The Goths accepted the terms, gave up the sons of their chiefs as hostages, and streamed across the river as fast as the Roman Danube-flotilla could transport them. But no sooner had they reached Moesia than troubles broke out. The Roman officials at first tried to disarm the immigrants, but the Goths were unwilling to surrender their weapons, and offered large bribes to be allowed to retain them: in strict disobedience to the Emperor's orders, the bribes were accepted and the Goths retained their arms. Further disputes soon broke out. The provisions of Moesia did not suffice for so many hundred thousand mouths as had just entered its border, and Valens had ordered stores of corn from Asia to be collected for the use of the Goths, till they should have received and commenced to cultivate land of their own. But the governor, Lupicinus, to fill his own pockets, held back the food, and doled out what he chose to give at exorbitant prices. In sheer hunger the Goths were driven to barter a slave for a single loaf of bread and ten pounds of silver for a sheep. This shameless extortion continued as long as the stores and the patience of the Goths lasted. At last the poorer immigrants were actually beginning to sell their own children for slaves rather than let them starve. This drove the Goths to desperation, and a chance affray set the whole nation in a blaze. Fritigern, with many of his nobles, was dining with Count Lupicinus at the town of Marcianopolis, when some starving Goths tried to pillage the market by force. A party of Roman soldiers strove to drive them off, and were at once mishandled or slain. On hearing the tumult and learning its cause, Lupicinus recklessly bade his retinue seize and slay Fritigern and the other guests at his banquet. The Goths drew their swords and cut their way out of the palace. Then riding to the nearest camp of his followers, Fritigern told his tale, and bade them take up arms against Rome.

There followed a year of desperate fighting all along the Danube, and the northern slope of the Balkans. The Goths half-starved for many months, and smarting under the extortion and chicanery to which they had been subjected, soon showed that the old barbarian spirit was but thinly covered by the veneer of Christianity and civilization which they had acquired in the last half-century. The struggle resolved itself into a repetition of the great raids of the third century: towns were sacked and the open country harried in the old style, nor was the war rendered less fierce by the fact that many runaway slaves and other outcasts among the provincial population joined the invaders. But the Roman armies still retained their old reputation; the ravages of the Goths were checked at the Balkans, and though joined by the remnants of the Ostrogoths from the Danube mouth, as well as by other tribes flying from the Huns, the Visigoths were at first held at bay by the imperial armies. A desperate pitched battle at Ad Salices, near the modern Kustendje thinned the ranks of both sides, but led to no decisive result.

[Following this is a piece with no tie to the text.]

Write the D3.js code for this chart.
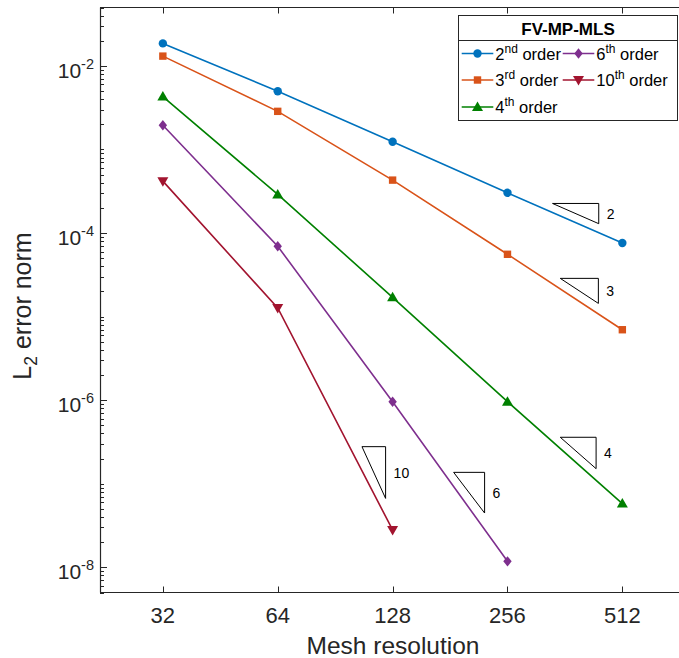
<!DOCTYPE html>
<html>
<head>
<meta charset="utf-8">
<script src="https://cdn.jsdelivr.net/npm/d3@7/dist/d3.min.js"></script>
<style>
  html, body { margin: 0; padding: 0; background: #fff; }
  svg { display: block; font-family: "Liberation Sans", Arial, Helvetica, sans-serif; }
</style>
</head>
<body>
<svg id="chart" width="679" height="658"></svg>
<script>
// ---------------- data ----------------
const resolutions = [32, 64, 128, 256, 512];
const xTickLabels = ["32", "64", "128", "256", "512"];
const yTickExponents = [-2, -4, -6, -8];

const err2nd  = [1.86e-2, 4.97e-3, 1.24e-3, 3.03e-4, 7.6e-5];
const err3rd  = [1.31e-2, 2.86e-3, 4.30e-4, 5.57e-5, 6.97e-6];
const err4th  = [4.3e-3, 2.90e-4, 1.70e-5, 9.6e-7, 5.8e-8];
const err6th  = [1.95e-3, 6.95e-5, 9.6e-7, 1.18e-8];
const err10th = [4.18e-4, 1.27e-5, 2.8e-8];

const seriesNames = ["2", "3", "4", "6", "10"];
const seriesSups  = ["nd", "rd", "th", "th", "th"];
const seriesValues = [err2nd, err3rd, err4th, err6th, err10th];
const seriesColors = ["#0072BD", "#D95319", "#008000", "#7E2F8E", "#A2142F"];
const seriesMarkers = ["circle", "square", "triangle", "diamond", "triangledown"];

// slope triangles: left x, right x, top y value, order (label)
const triLeft  = [336, 352, 352, 185, 106.4];
const triRight = [444, 443, 437, 223, 122.7];
const triTop   = [2.26e-4, 2.87e-5, 3.6e-7, 1.37e-7, 2.78e-7];
const triOrder = [2, 3, 4, 6, 10];

const legendTitle = "FV-MP-MLS";
const xLabel = "Mesh resolution";

// ---------------- layout ----------------
const svg = d3.select("#chart");
const L = 100, R = 680, T = 7.5, B = 592.5;
const axisColor = "#262626";

const x = d3.scaleLog().base(2).domain([21.9, 725]).range([L, R]);
const y = d3.scaleLog().domain([5e-9, 5e-2]).range([B, T]);

// clip
svg.append("clipPath").attr("id", "clip")
  .append("rect").attr("x", L).attr("y", T).attr("width", R - L).attr("height", B - T);

// axes lines
const ax = svg.append("g");
ax.append("line").attr("x1", L + 0.5).attr("x2", L + 0.5).attr("y1", T).attr("y2", B)
  .attr("stroke", axisColor).attr("stroke-width", 1.2);
ax.append("line").attr("x1", L).attr("x2", R).attr("y1", T).attr("y2", T)
  .attr("stroke", axisColor).attr("stroke-width", 1.2);
ax.append("line").attr("x1", L).attr("x2", R).attr("y1", B).attr("y2", B)
  .attr("stroke", axisColor).attr("stroke-width", 1.2);

// x ticks (inward, top & bottom)
resolutions.forEach((r, i) => {
  const px = Math.round(x(r)) + 0.5;
  ax.append("line").attr("x1", px).attr("x2", px).attr("y1", B).attr("y2", B - 6)
    .attr("stroke", axisColor).attr("stroke-width", 1);
  ax.append("line").attr("x1", px).attr("x2", px).attr("y1", T).attr("y2", T + 6)
    .attr("stroke", axisColor).attr("stroke-width", 1);
  ax.append("text").attr("x", x(r)).attr("y", 622.5)
    .attr("text-anchor", "middle").attr("font-size", 22).attr("fill", axisColor)
    .text(xTickLabels[i]);
});

// y ticks: minor at k*10^e
const [ymin, ymax] = y.domain();
for (let e = -9; e <= -1; e++) {
  for (let k = 1; k <= 9; k++) {
    const v = k * Math.pow(10, e);
    if (v < ymin || v > ymax) continue;
    const major = (k === 1 && yTickExponents.includes(e));
    const py = Math.round(y(v)) + 0.5;
    ax.append("line").attr("x1", L).attr("x2", L + (major ? 7 : 4))
      .attr("y1", py).attr("y2", py)
      .attr("stroke", axisColor).attr("stroke-width", 1);
  }
}
yTickExponents.forEach(e => {
  const t = ax.append("text").attr("x", 94).attr("y", y(Math.pow(10, e)) + 12)
    .attr("text-anchor", "end").attr("font-size", 21).attr("fill", axisColor);
  t.append("tspan").text("10");
  t.append("tspan").attr("dy", -9).attr("font-size", 14.5).text("-" + Math.abs(e));
});

// axis labels
svg.append("text").attr("x", (L + 686) / 2).attr("y", 654)
  .attr("text-anchor", "middle").attr("font-size", 24.5).attr("fill", axisColor)
  .text(xLabel);
const yl = svg.append("text")
  .attr("transform", `translate(31,${(T + B) / 2 + 6}) rotate(-90)`)
  .attr("text-anchor", "middle").attr("font-size", 25).attr("fill", axisColor);
yl.append("tspan").text("L");
yl.append("tspan").attr("dy", 6).attr("font-size", 17.5).text("2");
yl.append("tspan").attr("dy", -6).text(" error norm");

// ---------------- markers ----------------
function drawMarker(g, type, cx, cy, color) {
  if (type === "circle") {
    g.append("circle").attr("cx", cx).attr("cy", cy).attr("r", 4.2).attr("fill", color);
  } else if (type === "square") {
    g.append("rect").attr("x", cx - 3.7).attr("y", cy - 3.7).attr("width", 7.4).attr("height", 7.4).attr("fill", color);
  } else if (type === "triangle") {
    g.append("path").attr("d", `M${cx},${cy - 5.5}L${cx + 5.5},${cy + 4}L${cx - 5.5},${cy + 4}Z`).attr("fill", color);
  } else if (type === "triangledown") {
    g.append("path").attr("d", `M${cx},${cy + 5.5}L${cx + 5.5},${cy - 4}L${cx - 5.5},${cy - 4}Z`).attr("fill", color);
  } else if (type === "diamond") {
    g.append("path").attr("d", `M${cx},${cy - 5.2}L${cx + 4.2},${cy}L${cx},${cy + 5.2}L${cx - 4.2},${cy}Z`).attr("fill", color);
  }
}

const plot = svg.append("g").attr("clip-path", "url(#clip)");
const line = d3.line().x(d => x(d[0])).y(d => y(d[1]));
seriesValues.forEach((vals, si) => {
  const pts = vals.map((v, i) => [resolutions[i], v]);
  plot.append("path").datum(pts).attr("d", line)
    .attr("fill", "none").attr("stroke", seriesColors[si]).attr("stroke-width", 1.6);
  pts.forEach(p => drawMarker(plot, seriesMarkers[si], x(p[0]), y(p[1]), seriesColors[si]));
});

// ---------------- slope triangles ----------------
triOrder.forEach((o, i) => {
  const x0 = x(triLeft[i]), x1 = x(triRight[i]);
  const yTop = triTop[i];
  const yBot = yTop * Math.pow(triLeft[i] / triRight[i], o);
  const y0 = y(yTop), y1 = y(yBot);
  svg.append("path").attr("d", `M${x0},${y0}L${x1},${y0}L${x1},${y1}Z`)
    .attr("fill", "none").attr("stroke", "#000").attr("stroke-width", 1);
  svg.append("text").attr("x", x1 + 8).attr("y", (y0 + y1) / 2 + 5)
    .attr("font-size", 14).attr("fill", "#000").text(String(o));
});

// ---------------- legend ----------------
const lg = svg.append("g");
const lx0 = 458.5, lx1 = 677.5, ly0 = 15.5, ly1 = 120.5, ldiv = 40.5;
lg.append("rect").attr("x", lx0).attr("y", ly0).attr("width", lx1 - lx0).attr("height", ly1 - ly0)
  .attr("fill", "#fff").attr("stroke", axisColor).attr("stroke-width", 1);
lg.append("line").attr("x1", lx0).attr("x2", lx1).attr("y1", ldiv).attr("y2", ldiv)
  .attr("stroke", axisColor).attr("stroke-width", 1);
lg.append("text").attr("x", (lx0 + lx1) / 2).attr("y", 34.5).attr("text-anchor", "middle")
  .attr("font-size", 17).attr("font-weight", "bold").attr("fill", "#000").text(legendTitle);

const colX = [461.7, 562.7];
const rowY = [53.5, 80, 107];
const order = [0, 1, 2, 3, 4];
const slots = [[0,0],[0,1],[0,2],[1,0],[1,1]];
order.forEach((si, k) => {
  const [c, r] = slots[k];
  const lxA = colX[c], lxB = colX[c] + 31.6, ly = rowY[r];
  lg.append("line").attr("x1", lxA).attr("x2", lxB).attr("y1", ly).attr("y2", ly)
    .attr("stroke", seriesColors[si]).attr("stroke-width", 1.6);
  drawMarker(lg, seriesMarkers[si], (lxA + lxB) / 2, ly, seriesColors[si]);
  const t = lg.append("text").attr("x", lxB + 2).attr("y", ly + 6)
    .attr("font-size", 16.5).attr("fill", "#000");
  t.append("tspan").text(seriesNames[si]);
  t.append("tspan").attr("dy", -7).attr("font-size", 12).text(seriesSups[si]);
  t.append("tspan").attr("dy", 7).text(" order");
});
</script>
</body>
</html>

Next year, however, the unwarlike Emperor, driven into the field by the clamours of his subjects, took the field in person, with great reinforcements brought from Asia Minor. At the same time his nephew Gratian, a gallant young prince who had succeeded to the Empire of the West, set forth through Pannonia to bring aid to the lands of the Lower Danube.

The personal intervention of Valens in the struggle was followed by a fearful disaster. In 378 a.d., the main body of the Goths succeeded in forcing the line of the Balkans; they were not far from Adrianople when the Emperor started to attack them, with a splendid army of 60,000 men. Every one expected to hear of a victory, for the reputation of invincibility still clung to the legions, and after six hundred years of war the disciplined infantry of Rome, robur peditum , whose day had lasted since the Punic wars, were still reckoned superior, when fairly handled, to any amount of wild barbarians.

But a new chapter of the history of the art of war was just commencing; during their sojourn in the plains of South Russia and Roumania the Goths had taken, first of all German races, to fighting on horseback. Dwelling in the Ukraine they had felt the influence of that land, ever the nurse of cavalry from the day of the Scythian to that of the Tartar and Cossack. They had come to “consider it more honourable to fight on horse than on foot,” and every chief was followed by his war-band of mounted men. Driven against their will into conflict with the empire, they found themselves face to face into the army that had so long held the world in fear, and had turned back their own ancestors in rout three generations before.

Valens found the main body of the Goths encamped in a great “laager,” on the plain north of Adrianople. After some abortive negotiations he developed an attack on their front, when suddenly a great body of horsemen charged in on the Roman flank. It was the main strength of the Gothic cavalry, which had been foraging at a distance; receiving news of the fight it had ridden straight for the battle field. Some Roman squadrons which covered the left flank of the Emperor's army were ridden down and trampled under foot. Then the Goths swept down on the infantry of the left wing, rolled it up, and drove it in upon the centre. So tremendous was their impact that legions and cohorts were pushed together in hopeless confusion. Every attempt to stand firm failed, and in a few minutes left, centre, and reserve, were one undistinguishable mass. Imperial guards, light troops, lancers, auxiliaries, and infantry of the line were wedged together in a press that grew closer every moment. The Roman cavalry saw that the day was lost, and rode off without another effort. Then the abandoned infantry realized the horror of their position: equally unable to deploy or to fly, they had to stand to be cut down. Men could not raise their arms to strike a blow, so closely were they packed; spears snapped right and left, their bearers being unable to lift them to a vertical position; many soldiers were stifled in the press. Into this quivering mass the Goths rode, plying lance and sword against the helpless enemy. It was not till forty thousand men had fallen that the thinning of the ranks enabled the survivors to break out and follow their cavalry in a headlong flight. They left behind them, dead on the field, the Emperor, the Grand Masters of the Infantry and Cavalry, the Count of the Palace, and thirty-five commanders of different corps.